:: THE DATA ::
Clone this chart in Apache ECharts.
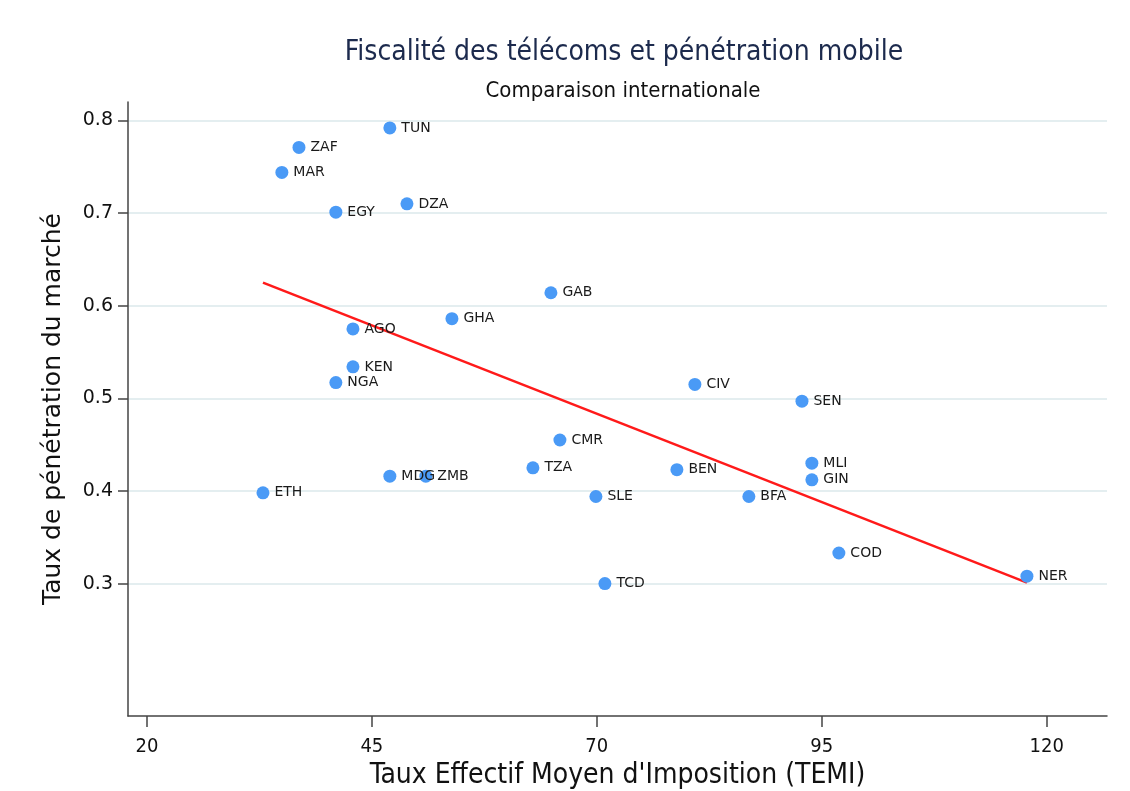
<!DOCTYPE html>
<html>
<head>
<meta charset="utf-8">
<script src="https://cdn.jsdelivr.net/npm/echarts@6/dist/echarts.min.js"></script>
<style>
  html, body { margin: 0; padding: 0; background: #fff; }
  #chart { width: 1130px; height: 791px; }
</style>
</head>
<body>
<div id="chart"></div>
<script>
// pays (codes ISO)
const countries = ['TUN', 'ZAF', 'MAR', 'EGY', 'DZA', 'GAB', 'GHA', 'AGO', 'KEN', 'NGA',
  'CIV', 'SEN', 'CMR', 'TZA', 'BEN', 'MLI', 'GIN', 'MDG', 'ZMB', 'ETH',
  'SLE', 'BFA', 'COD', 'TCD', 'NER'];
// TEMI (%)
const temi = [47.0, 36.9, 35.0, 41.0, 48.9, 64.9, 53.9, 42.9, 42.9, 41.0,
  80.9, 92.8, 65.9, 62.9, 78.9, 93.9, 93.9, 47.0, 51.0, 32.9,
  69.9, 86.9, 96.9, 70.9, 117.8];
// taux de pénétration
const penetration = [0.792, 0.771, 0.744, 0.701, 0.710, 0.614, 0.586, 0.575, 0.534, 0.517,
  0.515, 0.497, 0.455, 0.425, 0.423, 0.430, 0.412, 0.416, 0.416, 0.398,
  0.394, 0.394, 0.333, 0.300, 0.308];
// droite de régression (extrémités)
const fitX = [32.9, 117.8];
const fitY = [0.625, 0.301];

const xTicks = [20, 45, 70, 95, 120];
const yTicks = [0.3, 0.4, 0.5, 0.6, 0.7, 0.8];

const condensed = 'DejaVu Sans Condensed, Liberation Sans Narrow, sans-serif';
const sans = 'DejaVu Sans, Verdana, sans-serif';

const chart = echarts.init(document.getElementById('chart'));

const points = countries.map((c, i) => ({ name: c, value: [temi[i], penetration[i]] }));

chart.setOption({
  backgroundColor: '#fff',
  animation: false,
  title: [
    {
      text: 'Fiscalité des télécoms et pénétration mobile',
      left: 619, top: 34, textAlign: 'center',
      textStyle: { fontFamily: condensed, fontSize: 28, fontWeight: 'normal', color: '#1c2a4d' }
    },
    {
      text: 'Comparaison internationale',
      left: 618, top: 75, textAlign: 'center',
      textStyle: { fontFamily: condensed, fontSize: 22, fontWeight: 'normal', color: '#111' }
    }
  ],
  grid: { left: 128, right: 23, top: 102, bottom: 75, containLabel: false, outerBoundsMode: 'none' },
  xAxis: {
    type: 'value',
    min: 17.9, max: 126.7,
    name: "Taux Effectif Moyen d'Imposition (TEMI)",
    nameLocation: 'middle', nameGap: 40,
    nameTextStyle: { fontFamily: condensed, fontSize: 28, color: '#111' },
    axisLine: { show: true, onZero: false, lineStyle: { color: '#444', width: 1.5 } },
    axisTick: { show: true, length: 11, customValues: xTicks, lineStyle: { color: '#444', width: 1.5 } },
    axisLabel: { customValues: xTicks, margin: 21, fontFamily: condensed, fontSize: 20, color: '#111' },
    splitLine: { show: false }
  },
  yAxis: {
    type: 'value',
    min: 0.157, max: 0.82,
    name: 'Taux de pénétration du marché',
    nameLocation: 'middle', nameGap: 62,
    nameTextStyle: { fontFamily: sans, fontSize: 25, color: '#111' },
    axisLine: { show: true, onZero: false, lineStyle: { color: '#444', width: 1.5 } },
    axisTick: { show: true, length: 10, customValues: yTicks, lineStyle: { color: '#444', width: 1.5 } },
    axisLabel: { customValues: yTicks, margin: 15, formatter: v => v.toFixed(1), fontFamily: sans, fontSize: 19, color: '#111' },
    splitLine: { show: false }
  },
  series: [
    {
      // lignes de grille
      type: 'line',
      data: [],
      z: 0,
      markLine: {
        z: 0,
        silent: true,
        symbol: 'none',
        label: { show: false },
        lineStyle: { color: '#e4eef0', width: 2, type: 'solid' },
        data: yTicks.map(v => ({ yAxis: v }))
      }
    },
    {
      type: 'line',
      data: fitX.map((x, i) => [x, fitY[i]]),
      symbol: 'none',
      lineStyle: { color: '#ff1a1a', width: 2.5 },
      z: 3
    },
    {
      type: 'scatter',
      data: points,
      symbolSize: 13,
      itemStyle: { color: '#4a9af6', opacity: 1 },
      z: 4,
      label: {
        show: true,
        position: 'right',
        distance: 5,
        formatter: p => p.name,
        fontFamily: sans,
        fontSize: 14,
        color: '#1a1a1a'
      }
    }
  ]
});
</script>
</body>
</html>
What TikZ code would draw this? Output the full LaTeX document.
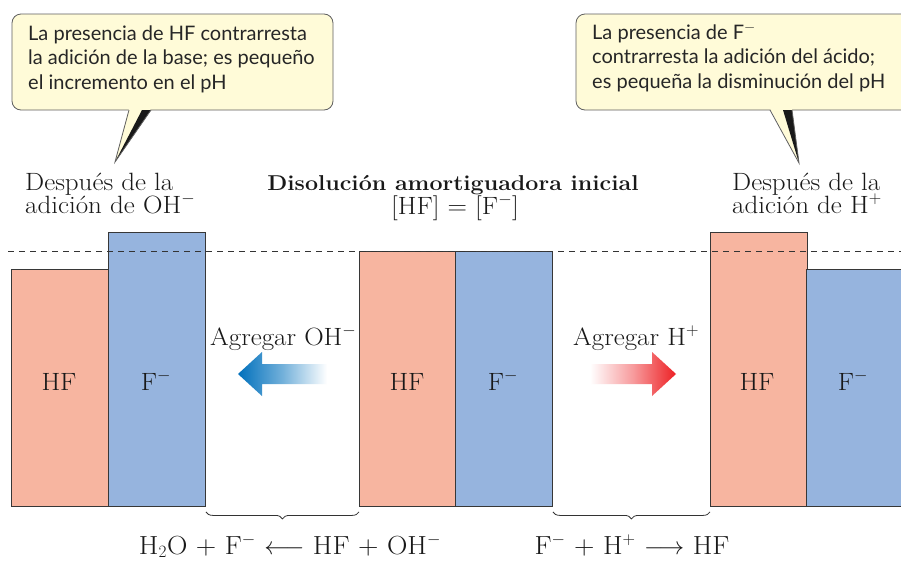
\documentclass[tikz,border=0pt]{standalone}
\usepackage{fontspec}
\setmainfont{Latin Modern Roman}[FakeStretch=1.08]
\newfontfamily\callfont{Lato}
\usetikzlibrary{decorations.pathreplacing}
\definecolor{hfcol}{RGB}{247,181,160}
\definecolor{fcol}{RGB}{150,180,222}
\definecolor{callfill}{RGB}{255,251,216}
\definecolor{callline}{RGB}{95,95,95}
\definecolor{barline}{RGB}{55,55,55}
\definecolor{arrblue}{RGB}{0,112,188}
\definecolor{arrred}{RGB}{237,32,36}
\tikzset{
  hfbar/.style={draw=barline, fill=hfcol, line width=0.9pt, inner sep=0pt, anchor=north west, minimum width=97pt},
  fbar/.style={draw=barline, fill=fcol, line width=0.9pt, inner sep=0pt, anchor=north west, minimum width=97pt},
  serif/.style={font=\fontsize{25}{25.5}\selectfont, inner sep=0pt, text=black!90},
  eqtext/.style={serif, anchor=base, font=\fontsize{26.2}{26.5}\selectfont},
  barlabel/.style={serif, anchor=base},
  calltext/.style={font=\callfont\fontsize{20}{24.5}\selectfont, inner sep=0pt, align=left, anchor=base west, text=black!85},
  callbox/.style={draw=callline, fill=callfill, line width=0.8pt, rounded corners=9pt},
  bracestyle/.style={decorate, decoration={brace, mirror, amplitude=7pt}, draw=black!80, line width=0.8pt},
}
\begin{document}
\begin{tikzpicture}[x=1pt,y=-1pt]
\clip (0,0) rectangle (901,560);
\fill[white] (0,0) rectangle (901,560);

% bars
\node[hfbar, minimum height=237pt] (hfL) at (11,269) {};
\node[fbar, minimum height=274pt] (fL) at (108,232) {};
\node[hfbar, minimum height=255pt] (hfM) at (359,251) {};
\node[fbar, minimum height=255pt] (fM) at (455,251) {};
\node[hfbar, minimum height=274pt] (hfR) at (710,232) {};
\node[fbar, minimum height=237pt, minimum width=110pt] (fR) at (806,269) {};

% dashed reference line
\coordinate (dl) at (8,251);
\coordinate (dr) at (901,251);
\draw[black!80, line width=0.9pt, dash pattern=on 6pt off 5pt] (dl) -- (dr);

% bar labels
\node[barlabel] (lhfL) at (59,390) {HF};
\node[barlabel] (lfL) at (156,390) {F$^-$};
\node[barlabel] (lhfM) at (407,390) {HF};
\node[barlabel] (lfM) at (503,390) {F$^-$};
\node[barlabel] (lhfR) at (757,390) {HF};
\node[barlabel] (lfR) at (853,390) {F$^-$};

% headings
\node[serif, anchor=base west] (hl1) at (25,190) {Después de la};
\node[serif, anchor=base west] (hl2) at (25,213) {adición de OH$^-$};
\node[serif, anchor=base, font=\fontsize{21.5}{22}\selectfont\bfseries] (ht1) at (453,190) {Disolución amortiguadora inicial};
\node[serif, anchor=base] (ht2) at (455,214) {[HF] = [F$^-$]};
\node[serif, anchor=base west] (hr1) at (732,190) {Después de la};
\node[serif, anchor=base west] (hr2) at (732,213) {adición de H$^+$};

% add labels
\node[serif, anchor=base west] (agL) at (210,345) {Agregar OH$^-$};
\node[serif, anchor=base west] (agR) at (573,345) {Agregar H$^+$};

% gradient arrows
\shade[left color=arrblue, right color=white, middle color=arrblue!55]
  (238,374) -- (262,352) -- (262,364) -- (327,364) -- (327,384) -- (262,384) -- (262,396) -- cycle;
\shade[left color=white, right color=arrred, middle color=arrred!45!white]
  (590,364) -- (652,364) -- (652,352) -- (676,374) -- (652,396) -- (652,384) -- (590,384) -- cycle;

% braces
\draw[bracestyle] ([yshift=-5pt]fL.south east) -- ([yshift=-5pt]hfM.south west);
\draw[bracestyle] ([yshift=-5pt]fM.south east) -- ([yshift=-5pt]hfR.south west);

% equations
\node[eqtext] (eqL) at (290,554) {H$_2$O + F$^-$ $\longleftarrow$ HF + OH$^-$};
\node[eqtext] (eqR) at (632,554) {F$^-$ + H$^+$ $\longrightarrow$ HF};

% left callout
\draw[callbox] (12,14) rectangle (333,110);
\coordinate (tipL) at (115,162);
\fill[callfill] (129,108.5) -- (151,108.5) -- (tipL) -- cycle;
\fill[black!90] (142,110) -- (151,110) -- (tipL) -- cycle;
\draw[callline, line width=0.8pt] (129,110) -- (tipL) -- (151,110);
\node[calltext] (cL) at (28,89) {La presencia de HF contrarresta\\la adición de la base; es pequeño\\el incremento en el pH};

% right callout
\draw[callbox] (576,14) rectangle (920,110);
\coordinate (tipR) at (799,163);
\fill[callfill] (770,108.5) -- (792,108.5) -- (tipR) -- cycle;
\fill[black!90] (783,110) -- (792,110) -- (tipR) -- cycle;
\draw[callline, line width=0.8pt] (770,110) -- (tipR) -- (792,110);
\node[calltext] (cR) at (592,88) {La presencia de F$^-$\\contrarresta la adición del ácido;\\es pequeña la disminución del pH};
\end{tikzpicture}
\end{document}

:: WHAT THIS TASK INVOLVES ::
Copy every line that contains the string "draw".

:: FULL RESPONSE ::
What TikZ code would draw this? Output the full LaTeX document.
  hfbar/.style={draw=barline, fill=hfcol, line width=0.9pt, inner sep=0pt, anchor=north west, minimum width=97pt},
  fbar/.style={draw=barline, fill=fcol, line width=0.9pt, inner sep=0pt, anchor=north west, minimum width=97pt},
  callbox/.style={draw=callline, fill=callfill, line width=0.8pt, rounded corners=9pt},
  bracestyle/.style={decorate, decoration={brace, mirror, amplitude=7pt}, draw=black!80, line width=0.8pt},
\draw[black!80, line width=0.9pt, dash pattern=on 6pt off 5pt] (dl) -- (dr);
\draw[bracestyle] ([yshift=-5pt]fL.south east) -- ([yshift=-5pt]hfM.south west);
\draw[bracestyle] ([yshift=-5pt]fM.south east) -- ([yshift=-5pt]hfR.south west);
\draw[callbox] (12,14) rectangle (333,110);
\draw[callline, line width=0.8pt] (129,110) -- (tipL) -- (151,110);
\draw[callbox] (576,14) rectangle (920,110);
\draw[callline, line width=0.8pt] (770,110) -- (tipR) -- (792,110);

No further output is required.